Morgan Ortagus, Department Spokesperson
October 30, 2019
The State Department, along with our international partners and donor governments, remembers the life and work of Sadako Ogata, former U.N. High Commissioner for Refugees (UNHCR), who led the agency from 1991 to 2000.
The first woman to be appointed High Commissioner, Mrs. Ogata was a trailblazer. She instituted new global standards and capacities for UNHCR emergency response and humanitarian assistance and pioneered the international community’s first policy on the coordination and coherence between relief and development programming. Working closely with the United States, Mrs. Ogata led UNHCR to emphasize the protection of refugee women and children in its programs.

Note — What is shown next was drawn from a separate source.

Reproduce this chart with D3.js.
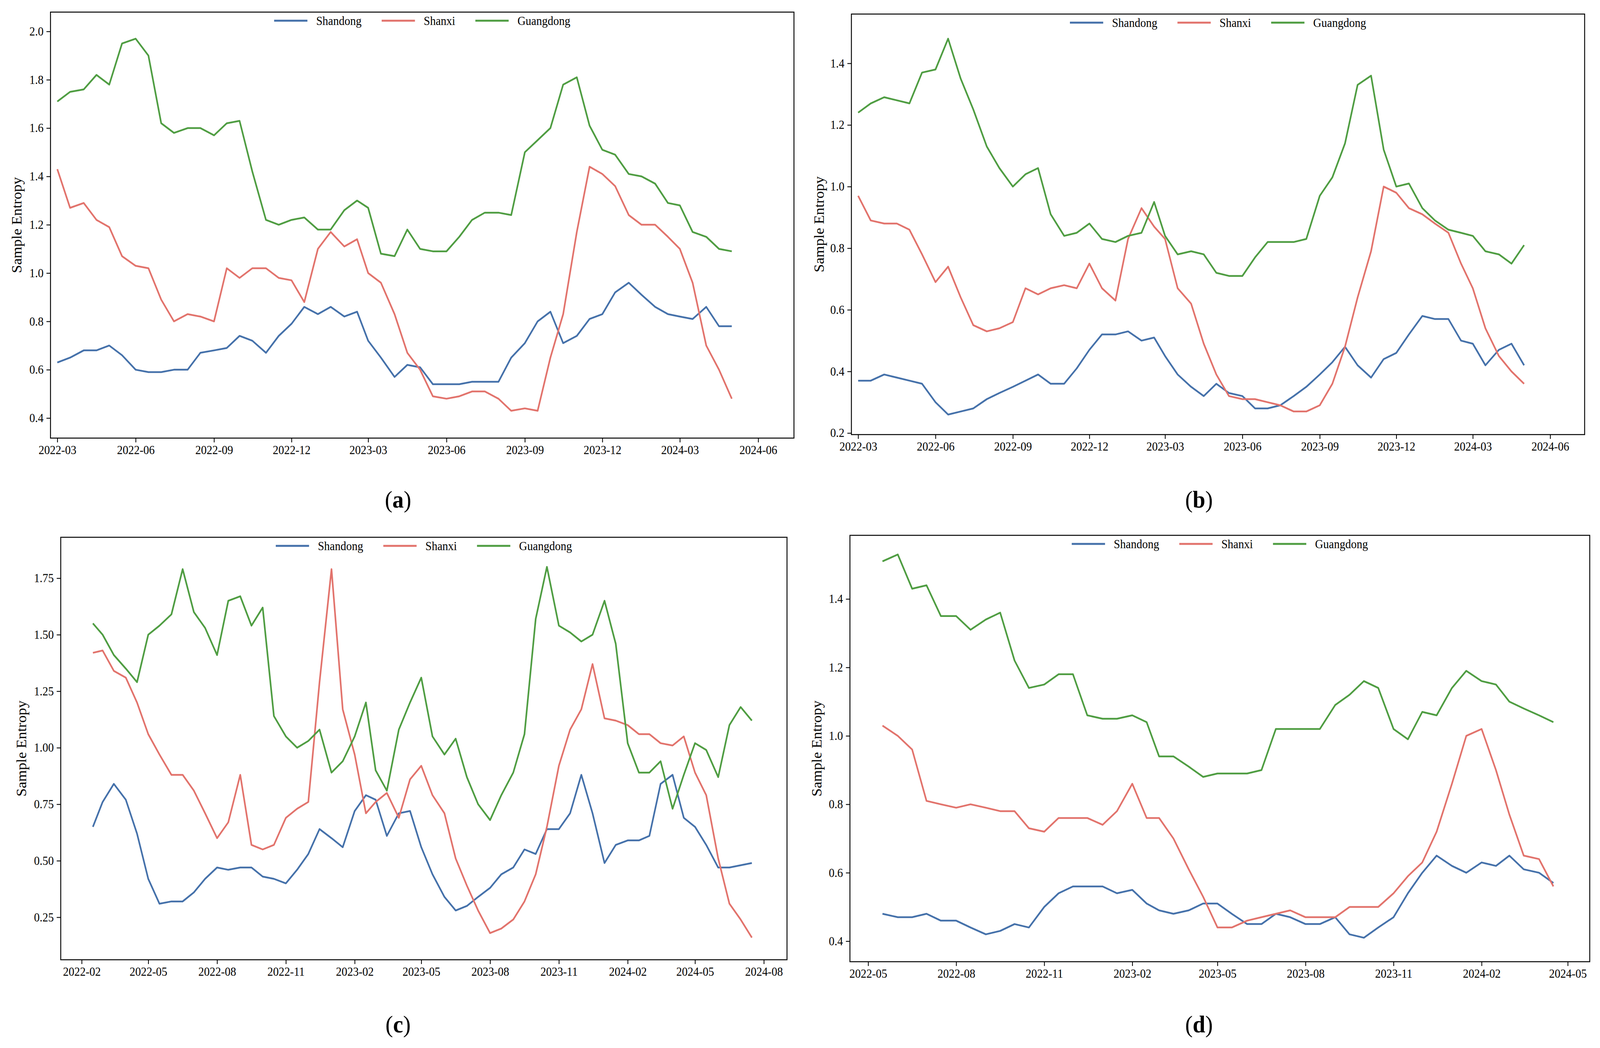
<!DOCTYPE html>
<html><head><meta charset="utf-8">
<script src="https://cdn.jsdelivr.net/npm/d3@7"></script>
<style>html,body{margin:0;padding:0;background:#fff;overflow:hidden}svg{display:block}svg text{font-family:"Liberation Serif","DejaVu Serif",serif}</style>
</head><body>
<svg id="c" viewBox="0 0 4373 2684" preserveAspectRatio="none" style="width:100vw;height:100vh"></svg>
<script>
const seriesNames = ["Shandong","Shanxi","Guangdong"];
const colors = ["#4571aa","#e2736c","#4f9d42"];

// semi-monthly samples (1st and 16th of each month)
const aStart = [2022,3,0];
const aShandong = [0.63,0.65,0.68,0.68,0.70,0.66,0.60,0.59,0.59,0.60,0.60,0.67,0.68,0.69,0.74,0.72,0.67,0.74,0.79,0.86,0.83,0.86,0.82,0.84,0.72,0.65,0.57,0.62,0.61,0.54,0.54,0.54,0.55,0.55,0.55,0.65,0.71,0.80,0.84,0.71,0.74,0.81,0.83,0.92,0.96,0.91,0.86,0.83,0.82,0.81,0.86,0.78,0.78];
const aShanxi = [1.43,1.27,1.29,1.22,1.19,1.07,1.03,1.02,0.89,0.80,0.83,0.82,0.80,1.02,0.98,1.02,1.02,0.98,0.97,0.88,1.10,1.17,1.11,1.14,1.00,0.96,0.83,0.67,0.60,0.49,0.48,0.49,0.51,0.51,0.48,0.43,0.44,0.43,0.65,0.83,1.17,1.44,1.41,1.36,1.24,1.20,1.20,1.15,1.10,0.96,0.70,0.60,0.48];
const aGuangdong = [1.71,1.75,1.76,1.82,1.78,1.95,1.97,1.90,1.62,1.58,1.60,1.60,1.57,1.62,1.63,1.42,1.22,1.20,1.22,1.23,1.18,1.18,1.26,1.30,1.27,1.08,1.07,1.18,1.10,1.09,1.09,1.15,1.22,1.25,1.25,1.24,1.50,1.55,1.60,1.78,1.81,1.61,1.51,1.49,1.41,1.40,1.37,1.29,1.28,1.17,1.15,1.10,1.09];

const bStart = [2022,3,0];
const bShandong = [0.37,0.37,0.39,0.38,0.37,0.36,0.30,0.26,0.27,0.28,0.31,0.33,0.35,0.37,0.39,0.36,0.36,0.41,0.47,0.52,0.52,0.53,0.50,0.51,0.45,0.39,0.35,0.32,0.36,0.33,0.32,0.28,0.28,0.29,0.32,0.35,0.39,0.43,0.48,0.42,0.38,0.44,0.46,0.52,0.58,0.57,0.57,0.50,0.49,0.42,0.47,0.49,0.42];
const bShanxi = [0.97,0.89,0.88,0.88,0.86,0.78,0.69,0.74,0.64,0.55,0.53,0.54,0.56,0.67,0.65,0.67,0.68,0.67,0.75,0.67,0.63,0.83,0.93,0.87,0.83,0.67,0.62,0.49,0.39,0.32,0.31,0.31,0.30,0.29,0.27,0.27,0.29,0.36,0.48,0.64,0.79,1.00,0.98,0.93,0.91,0.88,0.85,0.75,0.67,0.54,0.45,0.40,0.36];
const bGuangdong = [1.24,1.27,1.29,1.28,1.27,1.37,1.38,1.48,1.35,1.25,1.13,1.06,1.00,1.04,1.06,0.91,0.84,0.85,0.88,0.83,0.82,0.84,0.85,0.95,0.84,0.78,0.79,0.78,0.72,0.71,0.71,0.77,0.82,0.82,0.82,0.83,0.97,1.03,1.14,1.33,1.36,1.12,1.00,1.01,0.93,0.89,0.86,0.85,0.84,0.79,0.78,0.75,0.81];

const cStart = [2022,2,1];
const cShandong = [0.65,0.76,0.84,0.77,0.62,0.42,0.31,0.32,0.32,0.36,0.42,0.47,0.46,0.47,0.47,0.43,0.42,0.40,0.46,0.53,0.64,0.60,0.56,0.72,0.79,0.77,0.61,0.71,0.72,0.56,0.44,0.34,0.28,0.30,0.34,0.38,0.44,0.47,0.55,0.53,0.64,0.64,0.71,0.88,0.71,0.49,0.57,0.59,0.59,0.61,0.84,0.88,0.69,0.65,0.57,0.47,0.47,0.48,0.49];
const cShanxi = [1.42,1.43,1.34,1.31,1.20,1.06,0.97,0.88,0.88,0.81,0.71,0.60,0.67,0.88,0.57,0.55,0.57,0.69,0.73,0.76,1.29,1.79,1.17,0.97,0.71,0.76,0.80,0.69,0.86,0.92,0.79,0.71,0.51,0.39,0.28,0.18,0.20,0.24,0.32,0.44,0.65,0.92,1.08,1.17,1.37,1.13,1.12,1.10,1.06,1.06,1.02,1.01,1.05,0.89,0.79,0.51,0.31,0.24,0.16];
const cGuangdong = [1.55,1.50,1.41,1.35,1.29,1.50,1.54,1.59,1.79,1.60,1.53,1.41,1.65,1.67,1.54,1.62,1.14,1.05,1.00,1.03,1.08,0.89,0.94,1.05,1.20,0.90,0.81,1.08,1.20,1.31,1.05,0.97,1.04,0.87,0.75,0.68,0.79,0.89,1.06,1.57,1.80,1.54,1.51,1.47,1.50,1.65,1.46,1.02,0.89,0.89,0.94,0.73,0.88,1.02,0.99,0.87,1.10,1.18,1.12];

const dStart = [2022,5,1];
const dShandong = [0.48,0.47,0.47,0.48,0.46,0.46,0.44,0.42,0.43,0.45,0.44,0.50,0.54,0.56,0.56,0.56,0.54,0.55,0.51,0.49,0.48,0.49,0.51,0.51,0.48,0.45,0.45,0.48,0.47,0.45,0.45,0.47,0.42,0.41,0.44,0.47,0.54,0.60,0.65,0.62,0.60,0.63,0.62,0.65,0.61,0.60,0.57];
const dShanxi = [1.03,1.00,0.96,0.81,0.80,0.79,0.80,0.79,0.78,0.78,0.73,0.72,0.76,0.76,0.76,0.74,0.78,0.86,0.76,0.76,0.70,0.61,0.53,0.44,0.44,0.46,0.47,0.48,0.49,0.47,0.47,0.47,0.50,0.50,0.50,0.54,0.59,0.63,0.72,0.86,1.00,1.02,0.90,0.77,0.65,0.64,0.56];
const dGuangdong = [1.51,1.53,1.43,1.44,1.35,1.35,1.31,1.34,1.36,1.22,1.14,1.15,1.18,1.18,1.06,1.05,1.05,1.06,1.04,0.94,0.94,0.91,0.88,0.89,0.89,0.89,0.90,1.02,1.02,1.02,1.02,1.09,1.12,1.16,1.14,1.02,0.99,1.07,1.06,1.14,1.19,1.16,1.15,1.10,1.08,1.06,1.04];

const aYTicks = [0.4,0.6,0.8,1.0,1.2,1.4,1.6,1.8,2.0];
const bYTicks = [0.2,0.4,0.6,0.8,1.0,1.2,1.4];
const cYTicks = [0.25,0.50,0.75,1.00,1.25,1.50,1.75];
const dYTicks = [0.4,0.6,0.8,1.0,1.2,1.4];

function halfMonth(st,i){const h=st[2]+i;return new Date(st[0],st[1]-1+Math.floor(h/2),h%2?16:1);}

const panels = [
 {lab:"a",box:[138,31,2170,1122],xd:[new Date(2022,1,21),new Date(2024,6,13)],yd:[0.317,2.08],yt:aYTicks,fmt:d3.format(".1f"),tick0:new Date(2022,2,1),st:aStart,data:[aShandong,aShanxi,aGuangdong],ylx:46,lx:1088,ly:1278},
 {lab:"b",box:[2327,36,4331,1113],xd:[new Date(2022,1,21),new Date(2024,6,12)],yd:[0.195,1.56],yt:bYTicks,fmt:d3.format(".1f"),tick0:new Date(2022,2,1),st:bStart,data:[bShandong,bShanxi,bGuangdong],ylx:2239,lx:3277,ly:1278},
 {lab:"c",box:[166,1376,2151,2458],xd:[new Date(2022,0,4),new Date(2024,8,1)],yd:[0.062,1.931],yt:cYTicks,fmt:d3.format(".2f"),tick0:new Date(2022,1,1),st:cStart,data:[cShandong,cShanxi,cGuangdong],ylx:59,lx:1088,ly:2622},
 {lab:"d",box:[2323,1371,4345,2463],xd:[new Date(2022,3,12),new Date(2024,4,24)],yd:[0.34,1.586],yt:dYTicks,fmt:d3.format(".1f"),tick0:new Date(2022,4,1),st:dStart,data:[dShandong,dShanxi,dGuangdong],ylx:2232,lx:3277,ly:2622}
];

const svg = d3.select("#c");
panels.forEach(p=>{
  const [l,t,r,b]=p.box;
  const x=d3.scaleTime().domain(p.xd).range([l,r]);
  const y=d3.scaleLinear().domain(p.yd).range([b,t]);
  const g=svg.append("g");
  const xt=d3.timeMonth.range(p.tick0,p.xd[1],3);
  const xa=g.append("g").attr("transform",`translate(0,${b})`).call(d3.axisBottom(x).tickValues(xt).tickFormat(d3.timeFormat("%Y-%m")).tickSize(11).tickPadding(8));
  const ya=g.append("g").attr("transform",`translate(${l},0)`).call(d3.axisLeft(y).tickValues(p.yt).tickFormat(p.fmt).tickSize(11).tickPadding(8));
  [xa,ya].forEach(a=>{a.select(".domain").remove();a.selectAll("line").attr("stroke","#000").attr("stroke-width",2.2);a.selectAll("text").attr("font-size",31).attr("fill","#000").attr("font-family","Liberation Serif");});
  const line=d3.line().x((v,i)=>x(halfMonth(p.st,i))).y(v=>y(v));
  p.data.forEach((s,k)=>{g.append("path").datum(s).attr("d",line).attr("fill","none").attr("stroke",colors[k]).attr("stroke-width",4.5).attr("stroke-linejoin","round");});
  g.append("rect").attr("x",l).attr("y",t).attr("width",r-l).attr("height",b-t).attr("fill","none").attr("stroke","#000").attr("stroke-width",2.5);
  g.append("text").attr("transform",`translate(${p.ylx},${(t+b)/2}) rotate(-90)`).attr("text-anchor","middle").attr("dominant-baseline","central").attr("font-size",38).text("Sample Entropy");
  const lg=g.append("g");let cx=0;
  seriesNames.forEach((n,k)=>{
    lg.append("line").attr("x1",cx).attr("x2",cx+91).attr("y1",0).attr("y2",0).attr("stroke",colors[k]).attr("stroke-width",5);
    const tx=lg.append("text").attr("x",cx+115).attr("y",0).attr("dominant-baseline","central").attr("font-size",31).text(n);
    cx+=115+tx.node().getComputedTextLength()+55;
  });
  cx-=55;
  lg.attr("transform",`translate(${(l+r)/2-cx/2},${t+22})`);
  const pl=g.append("text").attr("x",p.lx).attr("y",p.ly).attr("text-anchor","middle").attr("dominant-baseline","central").attr("font-size",62);
  pl.append("tspan").text("(");pl.append("tspan").attr("font-weight","bold").text(p.lab);pl.append("tspan").text(")");
});
</script>
</body></html>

A respected scholar and diplomat, her leadership spanned the aftermath of the Cold War and many world crises, from the Rwandan genocide to the wars that followed the breakup of the former Yugoslavia. Her work in Yugoslavia included establishing UNHCR’s Sarajevo airlift from 1992 to 1996, the longest running humanitarian airlift in history, which kept Sarajevo’s residents alive through three winters of war. Her leadership at the end of the Cold War enabled millions of refugees to repatriate to their homes.
Mrs. Ogata’s legacy as an advocate for displaced persons and the alleviation of suffering is an inspiration to humanitarian workers around the world.